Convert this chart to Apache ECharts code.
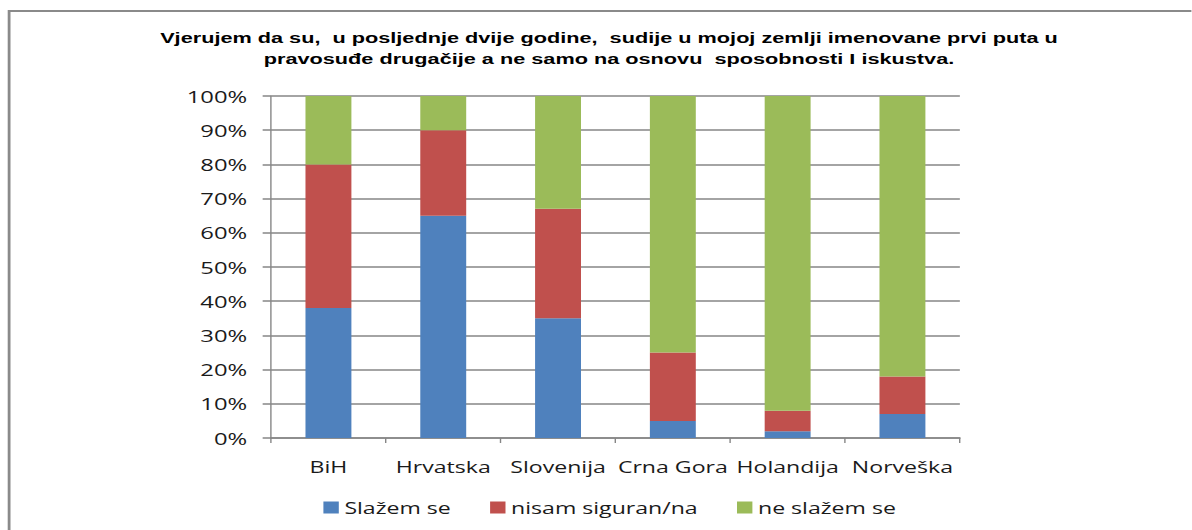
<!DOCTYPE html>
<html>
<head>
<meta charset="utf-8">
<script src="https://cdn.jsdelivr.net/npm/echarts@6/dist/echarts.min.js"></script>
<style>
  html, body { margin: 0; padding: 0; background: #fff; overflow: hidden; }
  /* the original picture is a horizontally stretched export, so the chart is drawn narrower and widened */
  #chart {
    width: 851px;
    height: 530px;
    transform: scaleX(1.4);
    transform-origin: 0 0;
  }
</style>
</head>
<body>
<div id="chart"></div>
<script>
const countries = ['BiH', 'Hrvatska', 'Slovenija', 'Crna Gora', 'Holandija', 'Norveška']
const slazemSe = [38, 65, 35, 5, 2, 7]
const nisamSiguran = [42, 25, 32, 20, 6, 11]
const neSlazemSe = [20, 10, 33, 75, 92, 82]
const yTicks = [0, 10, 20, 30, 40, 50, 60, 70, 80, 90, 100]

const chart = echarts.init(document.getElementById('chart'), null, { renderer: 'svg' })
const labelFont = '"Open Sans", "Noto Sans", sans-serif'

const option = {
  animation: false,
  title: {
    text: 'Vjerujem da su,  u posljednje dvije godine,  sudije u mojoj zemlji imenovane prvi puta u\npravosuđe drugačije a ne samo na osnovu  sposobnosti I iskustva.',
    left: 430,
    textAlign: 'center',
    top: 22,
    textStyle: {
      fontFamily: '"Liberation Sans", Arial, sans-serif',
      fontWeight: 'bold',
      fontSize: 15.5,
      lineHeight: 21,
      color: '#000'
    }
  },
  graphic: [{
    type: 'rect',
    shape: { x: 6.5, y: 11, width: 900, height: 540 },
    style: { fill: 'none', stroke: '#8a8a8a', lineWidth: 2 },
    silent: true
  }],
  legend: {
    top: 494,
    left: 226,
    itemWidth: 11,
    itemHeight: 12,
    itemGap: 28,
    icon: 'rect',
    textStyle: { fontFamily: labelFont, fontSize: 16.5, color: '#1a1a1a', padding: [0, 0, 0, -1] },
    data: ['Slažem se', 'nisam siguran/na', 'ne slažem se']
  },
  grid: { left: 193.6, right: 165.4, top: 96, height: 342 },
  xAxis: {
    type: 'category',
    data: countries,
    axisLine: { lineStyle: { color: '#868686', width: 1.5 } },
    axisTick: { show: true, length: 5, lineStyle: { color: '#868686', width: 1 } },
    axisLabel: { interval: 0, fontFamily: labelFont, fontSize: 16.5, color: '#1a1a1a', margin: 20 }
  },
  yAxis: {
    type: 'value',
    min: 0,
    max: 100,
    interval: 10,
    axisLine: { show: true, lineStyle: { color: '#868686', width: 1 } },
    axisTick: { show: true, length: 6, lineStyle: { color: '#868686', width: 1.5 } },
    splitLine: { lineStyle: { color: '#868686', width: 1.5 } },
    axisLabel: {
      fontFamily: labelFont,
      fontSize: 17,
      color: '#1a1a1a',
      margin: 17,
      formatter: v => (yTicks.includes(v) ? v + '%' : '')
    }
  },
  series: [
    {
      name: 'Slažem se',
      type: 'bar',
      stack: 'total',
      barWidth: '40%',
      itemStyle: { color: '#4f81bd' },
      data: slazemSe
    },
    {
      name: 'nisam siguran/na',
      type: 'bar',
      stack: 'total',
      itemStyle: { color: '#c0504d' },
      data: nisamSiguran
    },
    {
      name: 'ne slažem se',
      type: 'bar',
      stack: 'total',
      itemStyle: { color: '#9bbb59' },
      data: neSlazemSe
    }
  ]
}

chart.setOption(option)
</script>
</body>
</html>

**DESCRIPTION OF THE TASK:** Do not include the images; transcribe the rest of the listing exactly.

**TASK SOLUTION:**
Convert this chart to Apache ECharts code.
<!DOCTYPE html>
<html>
<head>
<meta charset="utf-8">
<script src="https://cdn.jsdelivr.net/npm/echarts@6/dist/echarts.min.js"></script>
<style>
  html, body { margin: 0; padding: 0; background: #fff; overflow: hidden; }
  /* the original picture is a horizontally stretched export, so the chart is drawn narrower and widened */
  #chart {
    width: 851px;
    height: 530px;
    transform: scaleX(1.4);
    transform-origin: 0 0;
  }
</style>
</head>
<body>
<div id="chart"></div>
<script>
const countries = ['BiH', 'Hrvatska', 'Slovenija', 'Crna Gora', 'Holandija', 'Norveška']
const slazemSe = [38, 65, 35, 5, 2, 7]
const nisamSiguran = [42, 25, 32, 20, 6, 11]
const neSlazemSe = [20, 10, 33, 75, 92, 82]
const yTicks = [0, 10, 20, 30, 40, 50, 60, 70, 80, 90, 100]

const chart = echarts.init(document.getElementById('chart'), null, { renderer: 'svg' })
const labelFont = '"Open Sans", "Noto Sans", sans-serif'

const option = {
  animation: false,
  title: {
    text: 'Vjerujem da su,  u posljednje dvije godine,  sudije u mojoj zemlji imenovane prvi puta u\npravosuđe drugačije a ne samo na osnovu  sposobnosti I iskustva.',
    left: 430,
    textAlign: 'center',
    top: 22,
    textStyle: {
      fontFamily: '"Liberation Sans", Arial, sans-serif',
      fontWeight: 'bold',
      fontSize: 15.5,
      lineHeight: 21,
      color: '#000'
    }
  },
  graphic: [{
    type: 'rect',
    shape: { x: 6.5, y: 11, width: 900, height: 540 },
    style: { fill: 'none', stroke: '#8a8a8a', lineWidth: 2 },
    silent: true
  }],
  legend: {
    top: 494,
    left: 226,
    itemWidth: 11,
    itemHeight: 12,
    itemGap: 28,
    icon: 'rect',
    textStyle: { fontFamily: labelFont, fontSize: 16.5, color: '#1a1a1a', padding: [0, 0, 0, -1] },
    data: ['Slažem se', 'nisam siguran/na', 'ne slažem se']
  },
  grid: { left: 193.6, right: 165.4, top: 96, height: 342 },
  xAxis: {
    type: 'category',
    data: countries,
    axisLine: { lineStyle: { color: '#868686', width: 1.5 } },
    axisTick: { show: true, length: 5, lineStyle: { color: '#868686', width: 1 } },
    axisLabel: { interval: 0, fontFamily: labelFont, fontSize: 16.5, color: '#1a1a1a', margin: 20 }
  },
  yAxis: {
    type: 'value',
    min: 0,
    max: 100,
    interval: 10,
    axisLine: { show: true, lineStyle: { color: '#868686', width: 1 } },
    axisTick: { show: true, length: 6, lineStyle: { color: '#868686', width: 1.5 } },
    splitLine: { lineStyle: { color: '#868686', width: 1.5 } },
    axisLabel: {
      fontFamily: labelFont,
      fontSize: 17,
      color: '#1a1a1a',
      margin: 17,
      formatter: v => (yTicks.includes(v) ? v + '%' : '')
    }
  },
  series: [
    {
      name: 'Slažem se',
      type: 'bar',
      stack: 'total',
      barWidth: '40%',
      itemStyle: { color: '#4f81bd' },
      data: slazemSe
    },
    {
      name: 'nisam siguran/na',
      type: 'bar',
      stack: 'total',
      itemStyle: { color: '#c0504d' },
      data: nisamSiguran
    },
    {
      name: 'ne slažem se',
      type: 'bar',
      stack: 'total',
      itemStyle: { color: '#9bbb59' },
      data: neSlazemSe
    }
  ]
}

chart.setOption(option)
</script>
</body>
</html>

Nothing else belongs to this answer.